New research is a ‘wake up call’ for GPs- at least, according to Professor Steven Field, who is quoted today in the Telegraph as saying that doctors are needing more training in recognising dementia symptoms. The paper is in the BMJ, here, and I am rather amazed at the conclusions that both Field and the researchers themselves have drawn.
The research is this:
The researchers identified 22 529 patients who’s GP had coded as having dementia.
(This means that the GP had put a disease code onto the patient’s notes to say that they had dementia.)
Next, the researchers identified 5 patients in the same practice who had not been diagnosed with dementia.
Then they looked to see what happened next – specifically, who died first.
They found that people with a diagnosis of dementia had an increased risk of death; higher at that time of diagnosis, and which gradually fell, compared to the people who had not been diagnosed with dementia.
The abstract conclusion is really quite startling, considering what the research was; it says
“Median survival was much lower than in screened populations. These clinically relevant estimates can assist patients and carers, clinicians, and policy makers when planning support for this population…. Late recording of diagnoses of dementia in primary care may result in missed opportunities for potential early interventions.”
I think this is rather a brave, if not incorrect interpretation.
Firstly, the researchers did not classify patients as having dementia if the GP had written a code like ‘memory impairment’. To the GP, this might mean a suspicion of dementia. There may be all kinds of reasons as to why further more diagnositic tests are not done – the patient may not want them done, or the symptoms may be attributable to something else going on and meriting follow up rather than tests. GPs vary in who codes when – I like to be pretty certain before I code someone, whereas other GPs may use coding more as an aide memorie to remember current problems.
Second, it is hardly surprising that people with dementia had a higher mortality rate intially. These people were likely to have been diagnosed when they were unwell with something else. It may well have been that ‘something else’ which resulted in a higher mortality.
There was no ‘screening’ in this study: the researchers did not actively try to find cases of dementia in their comparison group. Comparisons with screened groups were from other studies, not patients within this study. The researchers cite a study of screening for dementia from the US as proof that screening is useful, but do not seem to taken cognisence of the findings, from the US Preventative Medicines Task Force, which showed that the accuracy of screening – the positive predictive value – was less than 50%, and that ‘ The effect of cholinesterase inhibitors or other treatments on persons with dementia detected by screening is uncertain.’ In other words, case finding by screening to find very early dementia is not necessarily going to give rise to better treatments for people any earlier.

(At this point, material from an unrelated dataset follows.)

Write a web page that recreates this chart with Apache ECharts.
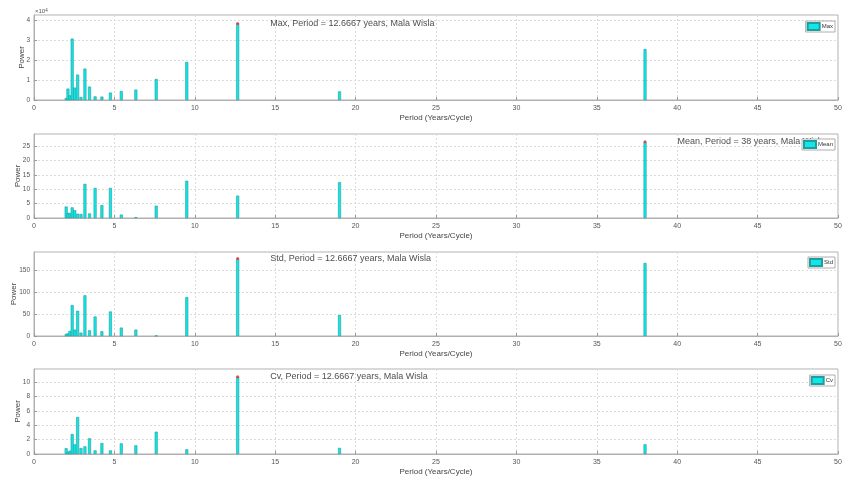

So why the cries for earlier diagnosis? This study looks like it is a bad idea to be diagnosed with dementia earlier. You die younger – that’s what they found.
The Telegraph article goes on
“Dr Simon Ridley, from the Alzheimer’s Research Trust, backed up the call for better training of GPs and more research to make diagnosis easier.
He said: “Diagnosing dementia early is vital; it is when future treatments are most likely to be effective and it also gives people time to plan and prepare for the future.”
Well, we don’t have ‘future treatments’ yet, but I concur on the future planning – not just for people with memory problems, but for all the other difficult to forsee health problems we might have. At present, NICE say that pharmacological treatments for dementia are likely to help and are recommended for moderate problems only – not the early stage which screening looks for.
The bottom line is that we have not shown that early diagnosis of dementia will help people remain well for longer. Nor have we considered that early diagnosis may have side effects – false positives certainly, but also an impairment of quality of life from the moment of diagnosis onwards. People with a formal diagnosis of dementia may even be less likely to be offered scarce resources such as intensive care. This research asks more questions than it answers.